Batı’nın âlî çıkarları için bahane bulup bir ülkeyi gayri meşru yollarla işgal etmesi sık rastladığımız bir vak’adır. Bunun en son örneğine ise Afrika’nın fakir ülkesi Mali’de tanıklık ediyoruz.
Fransa, bu ülkeyi, iç karışıklığı, cihatçı İslâmcıları ve El Kaide tehlikesini gerekçe göstererek işgal etti. Amerika başta olmak üzere Almanya, İngiltere ve diğer önemli ülkeler de bu işgali destekledi ve desteklemeye devam ediyor.
Bu desteğin imkânlarıyla Mali askerleri esir aldıkları muhalifleri sokak ortasında infaz ediyor. ABD basını bu infazların ileride ABD’nin başını ağırtabileceği uyarısını yapıyor. Oysa biz, önceki tecrübelerden biliyoruz ki, kimse Batılı işgalcilerden ve yaptıklarından hesap sormayacaktır.
Fransız askerleri kasabaları istenmeyen güçlerden geri almak için camileri bile bombalıyor. Paha biçilemeyen elyazması eserler imha ediliyor. Yüzbinlerce sivil canlarını kurtarmak için evlerini terkediyor. Ülke içinde göçler yaşandığı gibi ülke dışına kaçanlar da hayli fazla. Başkent Bamako’nun her tarafı Fransa bayraklarıyla donatılmış durumda. 19. yüzyılda mutad hâlini almış Batı’nın sömürü siyaseti 21. yüzyılda daha sofistike yöntem ve araçlarla ihya ediliyor.

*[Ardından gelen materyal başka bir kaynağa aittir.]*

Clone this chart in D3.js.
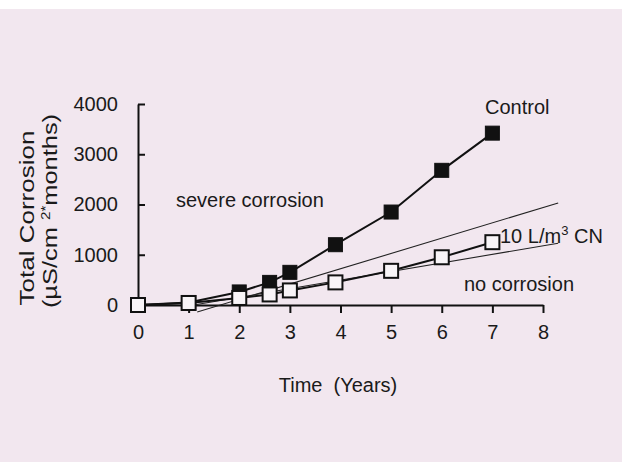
<!DOCTYPE html>
<html lang="en">
<head>
    <meta charset="UTF-8">
    <title>Total Corrosion vs Time</title>
    <style>
        body { margin: 0; background: #ffffff; }
        svg { display: block; font-family: "Liberation Sans", Arial, sans-serif; }
        .lbl { font-size: 20px; fill: #1a1a1a; white-space: pre; }
    </style>
</head>
<body>
    <svg id="chart" width="627" height="462"></svg>
    <script src="https://d3js.org/d3.v7.min.js"></script>
    <script>
        // data
        const years = [0, 1, 2, 2.6, 3, 3.9, 5, 6, 7];
        const control = [0, 50, 260, 450, 650, 1200, 1850, 2680, 3420];
        const treated = [0, 40, 140, 210, 290, 450, 680, 950, 1250];
        // two hand-drawn reference lines (severe / no corrosion boundary)
        const refUpperX = [1.17, 8.3];
        const refUpperY = [-140, 2030];
        const refLowerX = [1.1, 8.3];
        const refLowerY = [0, 1230];
        const xTicks = [0, 1, 2, 3, 4, 5, 6, 7, 8];
        const yTicks = [0, 1000, 2000, 3000, 4000];

        const svg = d3.select("#chart");
        svg.append("rect").attr("x", 0).attr("y", 9).attr("width", 622).attr("height", 453)
            .attr("fill", "#f2e7ef");

        const x = d3.scaleLinear().domain([0, 8]).range([138, 543]);
        const y = d3.scaleLinear().domain([0, 4000]).range([305, 104]);

        // axes
        const xAxis = svg.append("g").attr("transform", "translate(0,305)")
            .call(d3.axisBottom(x).tickValues(xTicks).tickSize(8).tickSizeOuter(0).tickPadding(22));
        const yAxis = svg.append("g").attr("transform", "translate(138,0)")
            .call(d3.axisLeft(y).tickValues(yTicks).tickFormat(d3.format("d"))
                .tickSize(-7).tickSizeOuter(0).tickPadding(20));
        [xAxis, yAxis].forEach(a => {
            a.select(".domain").attr("stroke", "#111").attr("stroke-width", 2);
            a.selectAll(".tick line").attr("stroke", "#111").attr("stroke-width", 2);
            a.selectAll(".tick text").attr("class", "lbl").attr("fill", "#1a1a1a")
                .style("font-size", "20px").style("font-family", "'Liberation Sans', Arial, sans-serif");
        });
        xAxis.selectAll(".tick text").attr("dy", "0.2em");

        const line = d3.line().x(d => x(d[0])).y(d => y(d[1]));

        // control series
        const ctrl = years.map((t, i) => [t, control[i]]);
        const trt = years.map((t, i) => [t, treated[i]]);
        svg.append("path").datum(ctrl).attr("d", line)
            .attr("fill", "none").attr("stroke", "#111").attr("stroke-width", 2);
        svg.selectAll(".ctrl").data(ctrl).enter().append("rect")
            .attr("x", d => x(d[0]) - 7).attr("y", d => y(d[1]) - 7)
            .attr("width", 14).attr("height", 14)
            .attr("fill", "#111").attr("stroke", "#111").attr("stroke-width", 1);

        // reference lines
        svg.append("path").datum(refUpperX.map((t, i) => [t, refUpperY[i]])).attr("d", line)
            .attr("fill", "none").attr("stroke", "#222").attr("stroke-width", 1.1);
        svg.append("path").datum(refLowerX.map((t, i) => [t, refLowerY[i]])).attr("d", line)
            .attr("fill", "none").attr("stroke", "#222").attr("stroke-width", 1.1);

        // 10 L/m3 CN series
        svg.append("path").datum(trt).attr("d", line)
            .attr("fill", "none").attr("stroke", "#111").attr("stroke-width", 2);
        svg.selectAll(".trt").data(trt).enter().append("rect")
            .attr("x", d => x(d[0]) - 7).attr("y", d => y(d[1]) - 7)
            .attr("width", 14).attr("height", 14)
            .attr("fill", "#f8f4f7").attr("stroke", "#111").attr("stroke-width", 2);

        // annotations
        svg.append("text").attr("class", "lbl").attr("x", 485).attr("y", 114).text("Control");
        svg.append("text").attr("class", "lbl").attr("x", 176).attr("y", 207).text("severe corrosion");
        svg.append("text").attr("class", "lbl").attr("x", 464).attr("y", 291).text("no corrosion");
        const cn = svg.append("text").attr("class", "lbl").attr("x", 500).attr("y", 243);
        cn.append("tspan").text("10 L/m");
        cn.append("tspan").attr("dy", -8).style("font-size", "13px").text("3");
        cn.append("tspan").attr("dy", 8).text(" CN");

        // axis titles
        svg.append("text").attr("class", "lbl").attr("text-anchor", "middle")
            .attr("transform", "translate(338,392)").text("Time  (Years)");
        svg.append("text").attr("class", "lbl").attr("text-anchor", "middle")
            .attr("transform", "translate(34,218) rotate(-90) scale(1.3,1)").text("Total Corrosion");
        const yt = svg.append("text").attr("class", "lbl").attr("text-anchor", "middle")
            .attr("transform", "translate(57,211) rotate(-90) scale(1.27,1)");
        yt.append("tspan").text("(\u00b5S/cm ");
        yt.append("tspan").attr("dy", -7).style("font-size", "12px").text("2*");
        yt.append("tspan").attr("dy", 7).text("months)");
    </script>
</body>
</html>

Batı ne derse desin, bu işgalden amaçlanan; dünyanın en fakir ülkelerinden biri olan Mali’nin altın ve uranyum gibi sahip çıkamadığı doğal zenginliklerinin Fransa’ya taşınması ve bölge haritasının, siyasi yapısının Batı’nın çıkarlarına uygun olarak yeniden yapılandırılmasıdır. Sözün özü, 19. yüzyılın sonlarına doğru Fransız sömürgesi olmuş ve 1959’da bağımsızlığını kazanmış Mali, postmodern dönemde bile Fransa’dan yakasını kurtaramıyor.
İşgali meşrulaştırmak üzere takip edilen yöntem de yabancı değil; El Kaide tehlikesi. Yani Batı’nın nefret objesi. Kısa süre önce Mali’nin birçok bölgesini kontrol altına alan İslâmcı güçler dünya medyasında El Kaide diye tanıtıldı. Ülkeyi El Kaide işgal etti dediler. Sonrasında da gözlerini açlık ve yoksulluğun pençesinde kıvranan Mali’ye sıkı sıkıya kapatmış “uygar dünya”nın hümanist duyguları depreşti, vakit kaybetmeden harekete geçerek bu ülkeye askerî müdahalede bulundular.
Mali, bizim medyada selefi İslâmcıların ülkenin önemli bölümünü ele geçirip tarihî türbeleri yıkmaya başlamasıyla gündeme gelmişti. Batı, insanlığın ortak mirası türbelere sahip çıkmış, yapılan barbarlığı eleştirmişti. İslâm dünyası sessiz kalsa da medyada bazı kanaat önderleri kalemini bunu kınamak için kullanmıştı.
Dünyayı Mali’deki “insanlığın ortak mirası türbeler”e sahip çıkmaya çağıran Batı’nın, Suriye’deki İslâm medeniyetinin en orijinal mimarî eserlerini Baas rejiminin bombalarından korumak için kılını kıpırdatmaması aslında çok şey anlatmaktadır.
Zira Suriye’de petrol, altın ve uranyum gibi tabiî zenginlikler yok. Ama Mali bu meyanda hayli zengin. İşgali yaparken câmileri ve elyazma eserleri yok etmeleri de insanlığın ortak mirası dedikleri eserlerle ilgilenmediklerini ortaya koymaktadır.
Evet, selefi İslâmcılar Batı’nın kendilerini “şeytanlaştırma” hamlesine bu tür yıkımlarla malzeme veriyor. Batı da bu uygulamaları, işgal karşısında yükselecek tepki dalgasını kontrol altına almak üzere malzeme yapmaktadır. Ama mızrak kesinlikle çuvala sığmamakta, Batı emperyal niyetlerini gizleyememektedir.